• **Stored rows**:
....................
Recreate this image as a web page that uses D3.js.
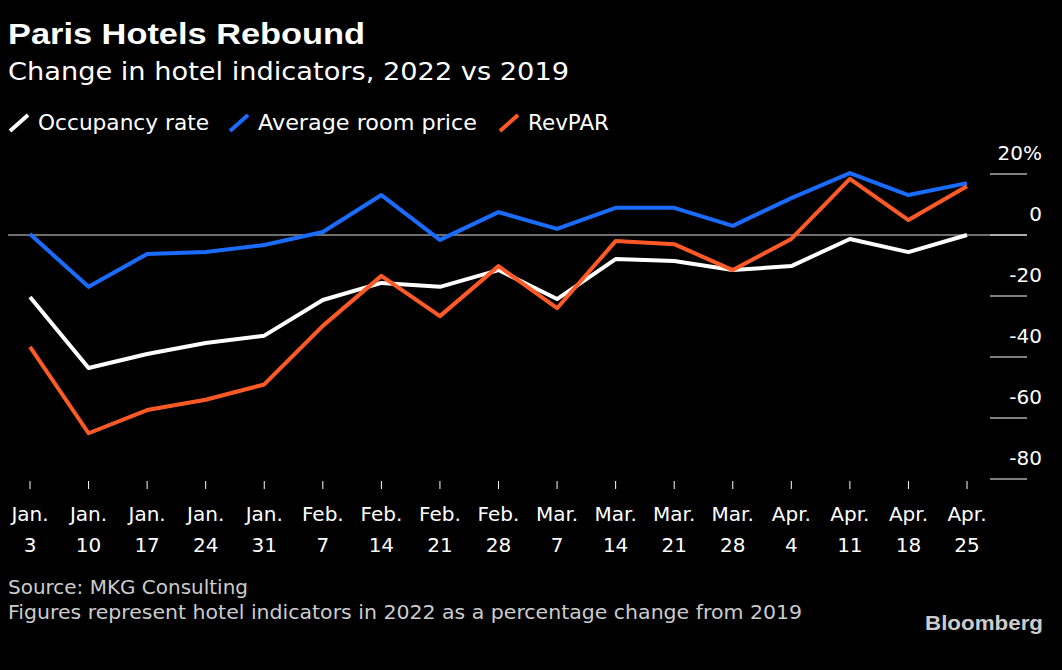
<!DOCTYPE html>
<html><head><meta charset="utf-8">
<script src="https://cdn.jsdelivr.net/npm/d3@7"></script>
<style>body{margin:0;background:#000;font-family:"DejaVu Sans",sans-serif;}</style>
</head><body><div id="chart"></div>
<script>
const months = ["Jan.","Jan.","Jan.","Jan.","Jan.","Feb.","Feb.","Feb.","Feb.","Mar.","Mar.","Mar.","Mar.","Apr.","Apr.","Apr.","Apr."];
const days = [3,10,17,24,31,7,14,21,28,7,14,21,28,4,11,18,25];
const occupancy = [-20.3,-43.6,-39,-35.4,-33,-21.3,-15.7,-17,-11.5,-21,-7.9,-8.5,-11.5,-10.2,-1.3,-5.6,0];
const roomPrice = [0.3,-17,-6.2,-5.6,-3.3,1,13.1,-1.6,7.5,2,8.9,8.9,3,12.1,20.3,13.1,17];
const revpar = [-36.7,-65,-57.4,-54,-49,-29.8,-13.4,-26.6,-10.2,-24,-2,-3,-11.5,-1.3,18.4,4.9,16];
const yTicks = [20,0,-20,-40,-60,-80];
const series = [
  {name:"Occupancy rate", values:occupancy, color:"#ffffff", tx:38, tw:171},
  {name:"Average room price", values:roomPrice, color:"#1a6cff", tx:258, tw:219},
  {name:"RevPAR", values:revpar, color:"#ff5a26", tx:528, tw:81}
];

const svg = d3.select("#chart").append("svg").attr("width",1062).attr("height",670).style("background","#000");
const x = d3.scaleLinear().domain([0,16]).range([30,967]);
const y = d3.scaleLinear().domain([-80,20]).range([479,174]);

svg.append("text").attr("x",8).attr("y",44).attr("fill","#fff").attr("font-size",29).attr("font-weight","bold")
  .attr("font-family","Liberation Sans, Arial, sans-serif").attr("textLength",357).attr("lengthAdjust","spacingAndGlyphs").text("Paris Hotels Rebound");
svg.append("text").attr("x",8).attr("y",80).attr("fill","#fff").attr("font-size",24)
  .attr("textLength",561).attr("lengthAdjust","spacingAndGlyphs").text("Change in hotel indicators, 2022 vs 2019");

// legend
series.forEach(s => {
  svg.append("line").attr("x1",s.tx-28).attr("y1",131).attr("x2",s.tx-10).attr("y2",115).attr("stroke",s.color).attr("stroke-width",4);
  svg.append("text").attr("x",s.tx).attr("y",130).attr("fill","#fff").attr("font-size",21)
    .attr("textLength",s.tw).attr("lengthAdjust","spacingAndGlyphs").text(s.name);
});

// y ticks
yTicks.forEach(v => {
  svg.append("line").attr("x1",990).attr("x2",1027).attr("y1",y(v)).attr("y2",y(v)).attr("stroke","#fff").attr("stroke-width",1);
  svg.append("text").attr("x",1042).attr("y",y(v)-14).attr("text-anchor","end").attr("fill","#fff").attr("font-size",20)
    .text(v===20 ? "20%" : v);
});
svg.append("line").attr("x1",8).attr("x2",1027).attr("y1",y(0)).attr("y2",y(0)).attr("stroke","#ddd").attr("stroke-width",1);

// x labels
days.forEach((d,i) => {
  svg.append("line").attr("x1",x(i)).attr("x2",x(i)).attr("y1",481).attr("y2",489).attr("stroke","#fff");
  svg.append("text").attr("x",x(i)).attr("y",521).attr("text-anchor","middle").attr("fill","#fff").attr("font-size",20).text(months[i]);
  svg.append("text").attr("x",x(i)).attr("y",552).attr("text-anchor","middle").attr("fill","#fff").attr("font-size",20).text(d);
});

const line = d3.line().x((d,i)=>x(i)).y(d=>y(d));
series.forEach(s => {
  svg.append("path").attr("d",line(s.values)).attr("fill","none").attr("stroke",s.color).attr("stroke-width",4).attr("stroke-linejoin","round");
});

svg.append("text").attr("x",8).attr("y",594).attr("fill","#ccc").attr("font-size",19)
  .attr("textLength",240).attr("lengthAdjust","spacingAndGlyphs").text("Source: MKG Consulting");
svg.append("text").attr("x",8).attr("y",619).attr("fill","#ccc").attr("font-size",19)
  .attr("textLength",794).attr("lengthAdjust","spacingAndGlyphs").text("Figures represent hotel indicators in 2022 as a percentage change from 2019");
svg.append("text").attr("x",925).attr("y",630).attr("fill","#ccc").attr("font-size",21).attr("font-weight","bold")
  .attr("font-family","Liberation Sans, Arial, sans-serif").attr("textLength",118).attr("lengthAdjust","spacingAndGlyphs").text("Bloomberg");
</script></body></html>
....................
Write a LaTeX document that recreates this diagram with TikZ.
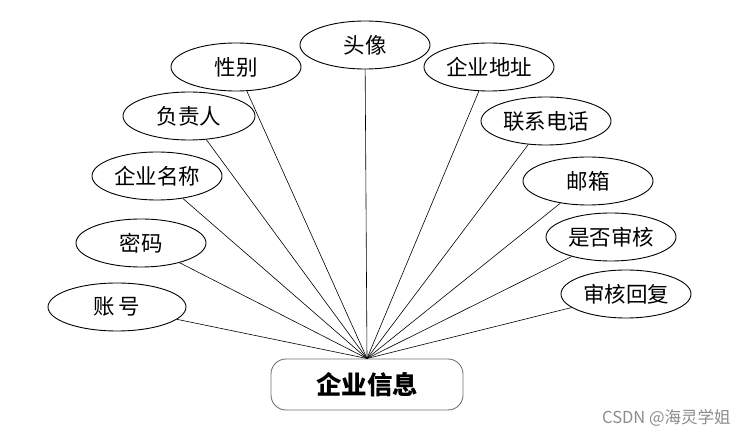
....................
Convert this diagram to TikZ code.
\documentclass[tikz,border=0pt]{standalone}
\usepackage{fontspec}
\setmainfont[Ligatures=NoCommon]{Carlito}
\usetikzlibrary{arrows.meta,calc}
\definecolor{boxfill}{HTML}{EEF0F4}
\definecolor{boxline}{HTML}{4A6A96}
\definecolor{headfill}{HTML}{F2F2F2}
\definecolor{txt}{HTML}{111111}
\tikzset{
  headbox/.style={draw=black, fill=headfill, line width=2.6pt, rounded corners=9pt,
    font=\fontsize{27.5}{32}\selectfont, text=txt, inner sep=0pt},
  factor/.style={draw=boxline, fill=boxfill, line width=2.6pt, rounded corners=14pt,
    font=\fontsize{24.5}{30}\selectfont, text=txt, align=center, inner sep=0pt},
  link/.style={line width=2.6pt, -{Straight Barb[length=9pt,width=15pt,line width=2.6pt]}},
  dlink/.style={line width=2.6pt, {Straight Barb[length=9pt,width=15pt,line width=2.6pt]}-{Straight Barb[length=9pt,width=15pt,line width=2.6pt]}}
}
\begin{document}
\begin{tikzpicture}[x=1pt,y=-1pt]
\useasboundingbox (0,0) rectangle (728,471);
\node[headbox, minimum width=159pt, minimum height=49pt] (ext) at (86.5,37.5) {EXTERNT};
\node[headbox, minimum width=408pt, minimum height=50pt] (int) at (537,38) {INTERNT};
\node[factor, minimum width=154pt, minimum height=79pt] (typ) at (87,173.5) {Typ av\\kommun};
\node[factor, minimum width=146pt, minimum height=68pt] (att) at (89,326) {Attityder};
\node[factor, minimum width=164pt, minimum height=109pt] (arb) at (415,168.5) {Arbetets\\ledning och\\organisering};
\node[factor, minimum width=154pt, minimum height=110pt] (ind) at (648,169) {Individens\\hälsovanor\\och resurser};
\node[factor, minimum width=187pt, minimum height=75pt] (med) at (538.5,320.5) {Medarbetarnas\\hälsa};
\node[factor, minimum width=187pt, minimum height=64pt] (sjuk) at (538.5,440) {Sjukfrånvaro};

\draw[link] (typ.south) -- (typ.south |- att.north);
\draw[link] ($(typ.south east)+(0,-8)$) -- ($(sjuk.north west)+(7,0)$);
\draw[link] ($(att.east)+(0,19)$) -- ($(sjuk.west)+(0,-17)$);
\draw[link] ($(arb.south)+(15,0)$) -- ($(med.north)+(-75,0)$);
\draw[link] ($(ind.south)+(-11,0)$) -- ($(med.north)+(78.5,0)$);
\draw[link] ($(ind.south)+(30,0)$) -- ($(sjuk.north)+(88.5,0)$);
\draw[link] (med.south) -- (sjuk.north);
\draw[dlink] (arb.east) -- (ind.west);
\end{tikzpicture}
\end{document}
....................
• **To do**: Go through the listing above line by line and say how many lines hold the word "diagram". Reply with that number only.

• **Result**: 2